Find every line in the records below that holds the word "this", and copy it out.

— begin DATA EXTRACT —

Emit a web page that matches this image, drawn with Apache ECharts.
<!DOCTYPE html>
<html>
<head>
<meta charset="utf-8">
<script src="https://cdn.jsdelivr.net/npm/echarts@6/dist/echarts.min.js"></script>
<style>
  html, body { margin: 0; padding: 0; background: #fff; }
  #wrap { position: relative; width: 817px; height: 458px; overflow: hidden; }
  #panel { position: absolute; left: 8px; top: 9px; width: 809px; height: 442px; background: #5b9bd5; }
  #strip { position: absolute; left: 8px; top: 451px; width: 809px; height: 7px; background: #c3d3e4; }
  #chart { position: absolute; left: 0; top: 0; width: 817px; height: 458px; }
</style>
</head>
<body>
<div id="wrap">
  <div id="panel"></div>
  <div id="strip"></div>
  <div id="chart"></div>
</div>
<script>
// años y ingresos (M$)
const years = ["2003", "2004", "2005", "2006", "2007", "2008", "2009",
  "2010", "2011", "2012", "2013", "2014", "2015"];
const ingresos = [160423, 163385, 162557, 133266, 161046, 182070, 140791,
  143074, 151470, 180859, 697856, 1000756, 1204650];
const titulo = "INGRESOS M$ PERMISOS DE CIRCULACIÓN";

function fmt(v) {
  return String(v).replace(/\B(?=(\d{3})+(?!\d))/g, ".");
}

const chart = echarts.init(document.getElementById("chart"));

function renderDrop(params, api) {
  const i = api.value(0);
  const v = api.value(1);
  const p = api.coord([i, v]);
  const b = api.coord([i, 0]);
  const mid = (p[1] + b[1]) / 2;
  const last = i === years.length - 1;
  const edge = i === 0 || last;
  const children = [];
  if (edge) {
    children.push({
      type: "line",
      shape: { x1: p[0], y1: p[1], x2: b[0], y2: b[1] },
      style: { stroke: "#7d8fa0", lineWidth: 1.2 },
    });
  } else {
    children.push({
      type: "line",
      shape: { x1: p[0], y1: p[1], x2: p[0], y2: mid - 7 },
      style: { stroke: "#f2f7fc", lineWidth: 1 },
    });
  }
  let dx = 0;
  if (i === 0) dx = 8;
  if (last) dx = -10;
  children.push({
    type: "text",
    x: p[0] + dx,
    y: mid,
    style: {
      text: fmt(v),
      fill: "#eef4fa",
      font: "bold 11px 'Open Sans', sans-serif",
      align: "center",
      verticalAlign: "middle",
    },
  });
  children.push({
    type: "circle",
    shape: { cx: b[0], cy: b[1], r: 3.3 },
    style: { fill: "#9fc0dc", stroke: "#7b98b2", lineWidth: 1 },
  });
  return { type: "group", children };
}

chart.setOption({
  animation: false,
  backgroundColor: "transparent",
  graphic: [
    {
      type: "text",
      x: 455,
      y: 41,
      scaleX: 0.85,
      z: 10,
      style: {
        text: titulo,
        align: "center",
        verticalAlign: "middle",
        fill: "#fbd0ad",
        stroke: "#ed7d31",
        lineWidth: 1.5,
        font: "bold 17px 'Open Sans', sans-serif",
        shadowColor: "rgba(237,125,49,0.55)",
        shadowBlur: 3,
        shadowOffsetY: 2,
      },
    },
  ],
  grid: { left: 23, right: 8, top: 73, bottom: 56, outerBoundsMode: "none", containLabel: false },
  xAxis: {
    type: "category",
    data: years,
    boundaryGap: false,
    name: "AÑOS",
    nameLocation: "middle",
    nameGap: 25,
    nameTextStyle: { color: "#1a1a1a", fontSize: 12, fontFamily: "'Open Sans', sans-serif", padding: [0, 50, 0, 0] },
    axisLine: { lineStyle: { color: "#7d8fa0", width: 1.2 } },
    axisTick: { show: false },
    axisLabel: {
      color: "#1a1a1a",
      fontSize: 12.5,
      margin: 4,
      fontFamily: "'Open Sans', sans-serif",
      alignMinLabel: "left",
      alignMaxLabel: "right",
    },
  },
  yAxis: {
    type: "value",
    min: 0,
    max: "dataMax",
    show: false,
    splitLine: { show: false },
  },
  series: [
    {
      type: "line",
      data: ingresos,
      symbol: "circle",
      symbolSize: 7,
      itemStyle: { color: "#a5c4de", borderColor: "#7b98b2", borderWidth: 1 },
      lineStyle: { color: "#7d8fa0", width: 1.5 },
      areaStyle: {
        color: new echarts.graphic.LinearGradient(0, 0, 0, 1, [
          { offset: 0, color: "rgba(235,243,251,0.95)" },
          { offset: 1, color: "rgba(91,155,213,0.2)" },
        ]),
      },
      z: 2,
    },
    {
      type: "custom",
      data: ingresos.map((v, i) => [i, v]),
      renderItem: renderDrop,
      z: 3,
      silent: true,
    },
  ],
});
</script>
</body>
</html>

— end DATA EXTRACT —
— begin DATA EXTRACT —

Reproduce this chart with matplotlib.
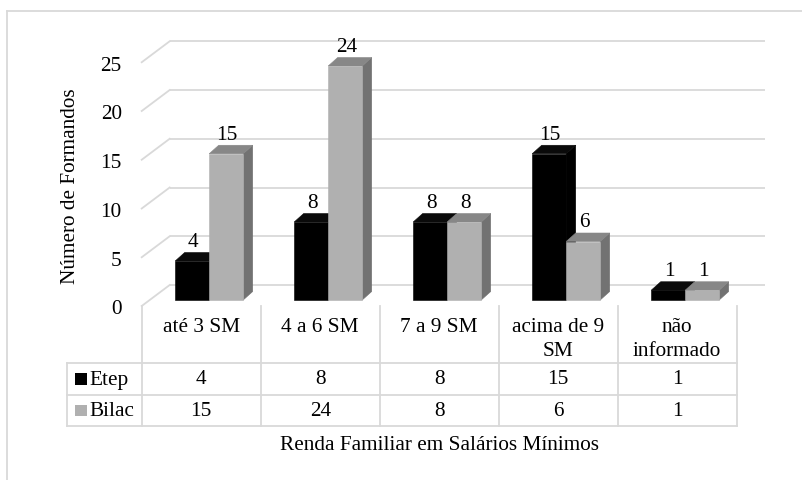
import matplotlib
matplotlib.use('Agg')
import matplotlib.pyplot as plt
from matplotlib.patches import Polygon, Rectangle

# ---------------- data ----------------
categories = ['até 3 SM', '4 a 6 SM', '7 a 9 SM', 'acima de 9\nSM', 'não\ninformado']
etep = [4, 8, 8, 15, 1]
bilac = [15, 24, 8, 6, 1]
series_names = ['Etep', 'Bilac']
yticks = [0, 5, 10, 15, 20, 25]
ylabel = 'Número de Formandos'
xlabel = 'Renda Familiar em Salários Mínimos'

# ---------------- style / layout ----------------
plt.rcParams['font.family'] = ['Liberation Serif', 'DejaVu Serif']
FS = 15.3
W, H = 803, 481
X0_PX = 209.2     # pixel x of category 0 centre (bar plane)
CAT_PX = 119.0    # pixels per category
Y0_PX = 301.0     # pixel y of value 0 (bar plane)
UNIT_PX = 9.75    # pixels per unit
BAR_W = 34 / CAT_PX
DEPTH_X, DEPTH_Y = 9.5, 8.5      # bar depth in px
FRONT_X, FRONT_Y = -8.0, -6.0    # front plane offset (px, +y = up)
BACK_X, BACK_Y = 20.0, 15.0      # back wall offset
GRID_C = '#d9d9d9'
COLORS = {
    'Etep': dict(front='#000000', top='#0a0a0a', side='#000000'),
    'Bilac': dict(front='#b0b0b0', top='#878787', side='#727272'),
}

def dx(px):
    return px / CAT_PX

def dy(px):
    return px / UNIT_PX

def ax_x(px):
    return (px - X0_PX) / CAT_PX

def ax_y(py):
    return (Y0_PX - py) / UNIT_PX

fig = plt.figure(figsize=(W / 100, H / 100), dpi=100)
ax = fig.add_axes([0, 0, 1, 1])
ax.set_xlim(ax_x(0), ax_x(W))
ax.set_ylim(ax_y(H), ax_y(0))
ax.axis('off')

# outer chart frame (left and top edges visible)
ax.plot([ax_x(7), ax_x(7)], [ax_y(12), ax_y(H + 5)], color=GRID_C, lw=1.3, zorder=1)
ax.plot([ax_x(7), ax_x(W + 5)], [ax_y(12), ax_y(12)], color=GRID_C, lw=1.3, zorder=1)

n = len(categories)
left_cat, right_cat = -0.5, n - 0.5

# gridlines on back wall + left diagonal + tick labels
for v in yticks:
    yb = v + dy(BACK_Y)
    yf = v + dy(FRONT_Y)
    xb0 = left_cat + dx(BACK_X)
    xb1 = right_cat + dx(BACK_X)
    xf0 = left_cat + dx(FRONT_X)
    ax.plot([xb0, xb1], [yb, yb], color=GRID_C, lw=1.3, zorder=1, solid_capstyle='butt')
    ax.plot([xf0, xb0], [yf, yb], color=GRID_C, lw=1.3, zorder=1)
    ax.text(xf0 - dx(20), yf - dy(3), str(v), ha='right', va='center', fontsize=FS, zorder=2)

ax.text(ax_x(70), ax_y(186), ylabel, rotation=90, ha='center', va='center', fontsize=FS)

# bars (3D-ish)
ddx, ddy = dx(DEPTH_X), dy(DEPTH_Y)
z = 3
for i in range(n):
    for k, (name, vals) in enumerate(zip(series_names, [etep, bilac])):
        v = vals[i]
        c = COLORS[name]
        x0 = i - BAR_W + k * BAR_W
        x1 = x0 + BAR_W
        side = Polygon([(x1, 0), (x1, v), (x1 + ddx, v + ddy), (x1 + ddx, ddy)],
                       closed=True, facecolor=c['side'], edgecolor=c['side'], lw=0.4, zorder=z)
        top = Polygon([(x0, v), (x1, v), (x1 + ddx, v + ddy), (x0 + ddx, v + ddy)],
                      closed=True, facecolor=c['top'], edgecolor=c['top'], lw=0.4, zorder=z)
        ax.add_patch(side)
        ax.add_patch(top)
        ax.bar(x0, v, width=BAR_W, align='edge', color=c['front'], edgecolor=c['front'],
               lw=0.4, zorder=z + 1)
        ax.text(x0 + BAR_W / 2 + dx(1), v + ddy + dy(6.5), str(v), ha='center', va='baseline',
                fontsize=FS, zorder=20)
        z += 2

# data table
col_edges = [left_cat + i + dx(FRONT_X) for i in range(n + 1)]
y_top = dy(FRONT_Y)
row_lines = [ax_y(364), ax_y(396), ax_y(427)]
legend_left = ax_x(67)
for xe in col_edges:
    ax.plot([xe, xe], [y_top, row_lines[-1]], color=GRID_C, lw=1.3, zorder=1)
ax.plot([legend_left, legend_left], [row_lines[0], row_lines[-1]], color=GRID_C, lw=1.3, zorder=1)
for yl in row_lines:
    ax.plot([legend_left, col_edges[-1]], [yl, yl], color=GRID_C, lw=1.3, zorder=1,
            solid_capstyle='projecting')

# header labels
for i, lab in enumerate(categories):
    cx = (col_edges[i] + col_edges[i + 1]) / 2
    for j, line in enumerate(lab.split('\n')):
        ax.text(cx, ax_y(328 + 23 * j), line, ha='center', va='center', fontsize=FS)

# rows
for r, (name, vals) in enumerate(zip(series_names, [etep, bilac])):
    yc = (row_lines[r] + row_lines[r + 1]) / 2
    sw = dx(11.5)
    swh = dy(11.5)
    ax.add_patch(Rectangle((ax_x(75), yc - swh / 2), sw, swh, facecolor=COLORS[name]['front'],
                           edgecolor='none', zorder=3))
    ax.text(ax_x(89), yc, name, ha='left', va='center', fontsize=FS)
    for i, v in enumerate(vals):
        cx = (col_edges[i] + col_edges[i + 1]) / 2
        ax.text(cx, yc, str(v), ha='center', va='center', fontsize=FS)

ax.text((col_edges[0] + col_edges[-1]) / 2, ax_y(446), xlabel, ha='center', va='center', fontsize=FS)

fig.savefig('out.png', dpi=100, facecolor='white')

— end DATA EXTRACT —

▸ **THE SOLUTION**
Emit a web page that matches this image, drawn with Apache ECharts.
Reproduce this chart with matplotlib.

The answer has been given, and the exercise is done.